TTS
TTS copied to clipboard
[Bug] Multiple speaker requests?
Describe the bug
The TTS API states that speaker_wav
can be a list of filepaths for multiple speaker references. But in def tts_to_file(...)
, speaker_wav
only accepts a single string.
To Reproduce
tts.tts_to_file(
text="Some test",
file_path="output.wav",
speaker_wav=["training/1.wav"],
language="en",
)
Expected behavior
No response
Logs
No response
Environment
{
"CUDA": {
"GPU": [],
"available": false,
"version": null
},
"Packages": {
"PyTorch_debug": false,
"PyTorch_version": "2.1.1",
"TTS": "0.20.6",
"numpy": "1.26.2"
},
"System": {
"OS": "Darwin",
"architecture": [
"64bit",
""
],
"processor": "arm",
"python": "3.11.6",
"version": "Darwin Kernel Version 22.5.0: Thu Jun 8 22:22:20 PDT 2023; root:xnu-8796.121.3~7/RELEASE_ARM64_T6000"
}
}
Additional context
No response
tried giving a list of strings?
It works for me in this way:
tts.tts_to_file(
text="Some test",
file_path="output.wav",
speaker_wav=["training/1.wav","training/2.wav","training/3.wav"],
language="en",
)
But the order is important becase the main timbre will be the first wav in the list... it's like the other ones add features to the first voice...
What I wish to know is how to SAVE the "speaker" once I find the right list, to save time so it does not have to analyze it every time.
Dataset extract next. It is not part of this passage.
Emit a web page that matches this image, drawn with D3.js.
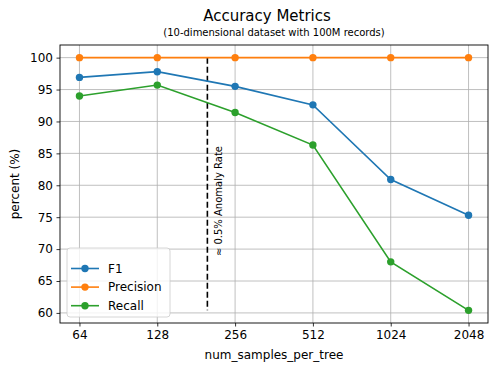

I was able to do successfully generate audio using both a list of strings with length of 1 and 2.
from TTS.api import TTS
tts = TTS("tts_models/multilingual/multi-dataset/xtts_v2", gpu=True)
tts.tts_to_file(
text="Some test text",
file_path="output.wav",
speaker_wav=["test_wavs/1.wav", "test_wavs/2.wav"],
language="en",
)
tts.tts_to_file(
text="Some test text",
file_path="output.wav",
speaker_wav=["test_wavs/1.wav"],
language="en",
)
try upgrading to TTS version 0.21.2
This issue has been automatically marked as stale because it has not had recent activity. It will be closed if no further activity occurs. Thank you for your contributions. You might also look our discussion channels.